Veteran grills Japan's WWII stance
China Daily | Updated: 2017-12-03 07:48
DENVER, Colorado - With China's national day of mourning for the Nanjing Massacre (also known as the Rape of Nanking), less than two weeks away, John Yee, a Flying Tigers veteran, remembers when they posted pictures of mutilated and decapitated Chinese babies on giant placards in downtown Kunming, Yunnan province.
It was 1937 and a few days before Christmas. Yee was 17 years old. He was in Southwest China's biggest city, handpicked as one of 30 translators working with the Flying Tigers.
Even in black and white, the pictures - just sent from Nanjing - of mangled, bloody corpses, young and old, were so graphic and disturbing they cast a pall over the city.
"People were stunned, people were quiet, and they went into a deep mourning, as if the end was near," said Yee, who was raised by English missionaries in China.
About 2,000 kilometers northeast of Kunming, George Fitch, a Presbyterian minister, was documenting the carnage that claimed 300,000 Chinese lives over the next few weeks.
"It is a story of such crime and horror as to be almost unbelievable," Fitch told The Manchester Guardian in 1937.
"The story of the depredations of a horde of degraded criminals of incredible bestiality, who have been and now are, working their will, unrestrained, on a peaceful, kindly, law-abiding people," Fitch wrote from Nanjing on Dec 24, 1937, about the Japanese army.
Decades-long denial
In an interview on Thursday on his 97th birthday, the retired history professor said that Japan's decades-long denial and lack of an official apology questions even the core of Japanese heritage.

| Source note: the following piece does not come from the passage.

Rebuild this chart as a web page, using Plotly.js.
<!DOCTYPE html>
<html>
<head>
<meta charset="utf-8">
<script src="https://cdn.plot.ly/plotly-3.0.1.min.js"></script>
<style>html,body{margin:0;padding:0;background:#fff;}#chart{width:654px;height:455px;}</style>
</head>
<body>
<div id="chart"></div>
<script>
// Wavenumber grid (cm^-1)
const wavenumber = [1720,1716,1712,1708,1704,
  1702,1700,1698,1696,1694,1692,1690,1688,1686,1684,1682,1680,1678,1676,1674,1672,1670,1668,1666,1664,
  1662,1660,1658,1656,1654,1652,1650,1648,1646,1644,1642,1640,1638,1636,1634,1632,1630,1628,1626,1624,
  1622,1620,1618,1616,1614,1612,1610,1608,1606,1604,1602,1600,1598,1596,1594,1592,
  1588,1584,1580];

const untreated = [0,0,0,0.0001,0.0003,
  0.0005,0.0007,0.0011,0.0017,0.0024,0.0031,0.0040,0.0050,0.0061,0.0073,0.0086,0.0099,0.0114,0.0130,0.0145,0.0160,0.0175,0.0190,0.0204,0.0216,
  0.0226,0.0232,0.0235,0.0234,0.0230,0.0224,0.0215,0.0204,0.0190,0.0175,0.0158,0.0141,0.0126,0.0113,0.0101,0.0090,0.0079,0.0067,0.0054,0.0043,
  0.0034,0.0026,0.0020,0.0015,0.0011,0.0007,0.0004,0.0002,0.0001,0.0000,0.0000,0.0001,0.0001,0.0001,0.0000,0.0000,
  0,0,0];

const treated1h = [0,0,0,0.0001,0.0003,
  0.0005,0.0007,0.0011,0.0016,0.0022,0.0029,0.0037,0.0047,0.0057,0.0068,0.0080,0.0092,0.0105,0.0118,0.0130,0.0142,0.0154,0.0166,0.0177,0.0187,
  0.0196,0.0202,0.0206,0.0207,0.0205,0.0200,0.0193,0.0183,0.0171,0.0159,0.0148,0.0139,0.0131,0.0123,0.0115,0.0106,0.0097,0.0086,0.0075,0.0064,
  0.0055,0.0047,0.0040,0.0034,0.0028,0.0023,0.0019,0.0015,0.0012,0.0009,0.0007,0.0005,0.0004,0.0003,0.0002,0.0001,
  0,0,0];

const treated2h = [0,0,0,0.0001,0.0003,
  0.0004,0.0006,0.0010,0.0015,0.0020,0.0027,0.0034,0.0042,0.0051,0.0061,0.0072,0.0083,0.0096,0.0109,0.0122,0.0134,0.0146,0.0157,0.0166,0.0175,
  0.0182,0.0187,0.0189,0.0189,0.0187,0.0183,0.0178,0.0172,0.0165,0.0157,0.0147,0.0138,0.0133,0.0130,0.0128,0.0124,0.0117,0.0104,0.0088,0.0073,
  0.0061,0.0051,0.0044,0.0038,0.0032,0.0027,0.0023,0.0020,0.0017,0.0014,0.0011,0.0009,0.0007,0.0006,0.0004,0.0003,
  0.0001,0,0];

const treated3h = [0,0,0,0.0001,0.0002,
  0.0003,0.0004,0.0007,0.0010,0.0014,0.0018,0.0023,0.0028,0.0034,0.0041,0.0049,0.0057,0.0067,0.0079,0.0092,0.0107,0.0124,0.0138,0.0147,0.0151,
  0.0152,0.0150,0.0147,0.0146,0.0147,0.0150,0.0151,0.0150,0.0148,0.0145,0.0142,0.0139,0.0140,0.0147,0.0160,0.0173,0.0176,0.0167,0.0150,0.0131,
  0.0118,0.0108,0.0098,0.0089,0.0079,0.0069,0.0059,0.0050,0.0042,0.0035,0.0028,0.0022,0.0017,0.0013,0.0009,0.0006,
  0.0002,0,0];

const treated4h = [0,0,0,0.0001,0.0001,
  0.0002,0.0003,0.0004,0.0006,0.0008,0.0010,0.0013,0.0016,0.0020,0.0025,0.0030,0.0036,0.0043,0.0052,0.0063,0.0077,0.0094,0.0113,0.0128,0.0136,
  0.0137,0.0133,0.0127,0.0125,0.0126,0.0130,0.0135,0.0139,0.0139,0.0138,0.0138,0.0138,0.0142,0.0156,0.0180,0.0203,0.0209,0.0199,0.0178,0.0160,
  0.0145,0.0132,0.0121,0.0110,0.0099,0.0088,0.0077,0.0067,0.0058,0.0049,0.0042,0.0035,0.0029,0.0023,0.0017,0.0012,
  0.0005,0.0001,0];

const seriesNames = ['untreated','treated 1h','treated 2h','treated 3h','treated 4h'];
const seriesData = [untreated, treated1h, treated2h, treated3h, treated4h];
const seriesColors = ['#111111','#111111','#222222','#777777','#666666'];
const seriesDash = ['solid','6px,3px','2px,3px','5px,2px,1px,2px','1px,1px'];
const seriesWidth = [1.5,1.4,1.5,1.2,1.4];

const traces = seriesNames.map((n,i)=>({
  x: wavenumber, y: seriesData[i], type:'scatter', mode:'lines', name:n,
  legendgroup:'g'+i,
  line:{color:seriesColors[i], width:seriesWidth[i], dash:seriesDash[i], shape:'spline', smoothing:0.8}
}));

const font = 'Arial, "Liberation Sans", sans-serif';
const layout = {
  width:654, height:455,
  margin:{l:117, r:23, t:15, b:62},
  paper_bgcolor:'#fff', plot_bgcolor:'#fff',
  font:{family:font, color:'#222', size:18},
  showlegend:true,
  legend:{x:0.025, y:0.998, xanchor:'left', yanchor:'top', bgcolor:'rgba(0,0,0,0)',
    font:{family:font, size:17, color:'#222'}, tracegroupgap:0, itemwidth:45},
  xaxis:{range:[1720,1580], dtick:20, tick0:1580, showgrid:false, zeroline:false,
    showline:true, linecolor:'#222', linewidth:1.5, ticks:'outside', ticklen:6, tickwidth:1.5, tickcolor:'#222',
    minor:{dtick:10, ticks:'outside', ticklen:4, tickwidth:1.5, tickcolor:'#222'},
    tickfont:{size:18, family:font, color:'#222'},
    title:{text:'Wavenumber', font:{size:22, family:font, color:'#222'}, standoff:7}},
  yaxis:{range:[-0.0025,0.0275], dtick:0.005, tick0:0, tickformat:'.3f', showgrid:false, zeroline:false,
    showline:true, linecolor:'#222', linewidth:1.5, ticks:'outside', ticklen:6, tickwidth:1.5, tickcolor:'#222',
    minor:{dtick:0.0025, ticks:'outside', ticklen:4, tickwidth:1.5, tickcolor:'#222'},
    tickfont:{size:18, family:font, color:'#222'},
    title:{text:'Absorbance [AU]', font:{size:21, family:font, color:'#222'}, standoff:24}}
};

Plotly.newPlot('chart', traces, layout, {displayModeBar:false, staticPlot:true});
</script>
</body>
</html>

"We're still holding our breath," Yee said, shaking his head. "It's honestly a surprise that people with such intelligence could continue to behave so selfishly and stupidly as to not see the value of a simple apology," he said.
A member of the legendary World War II Flying Tigers, Yee returned to the United States in 1944 and later created and taught classes in Chinese history.
In 1941, Yee, 20, joined an elite group of American flyers sent to Southwest China where the Japanese, flying from Vietnam, were bombing defenseless civilians in Kunming day and night, killing thousands of innocent people.
Yee served under the command of General Claire Lee Chennault, considered one of the top military strategists in US history.
As a translator in the control room each day, Yee saw a small force of 100 antiquated US P-40 airplanes stop the relentless Japanese bombings once and for all.
"Just after Pearl Harbor, the Americans struck back - over the skies of Kunming," Yee said. "The Japanese were in for a surprise that day - we shot down 13 of their planes to only one loss for us."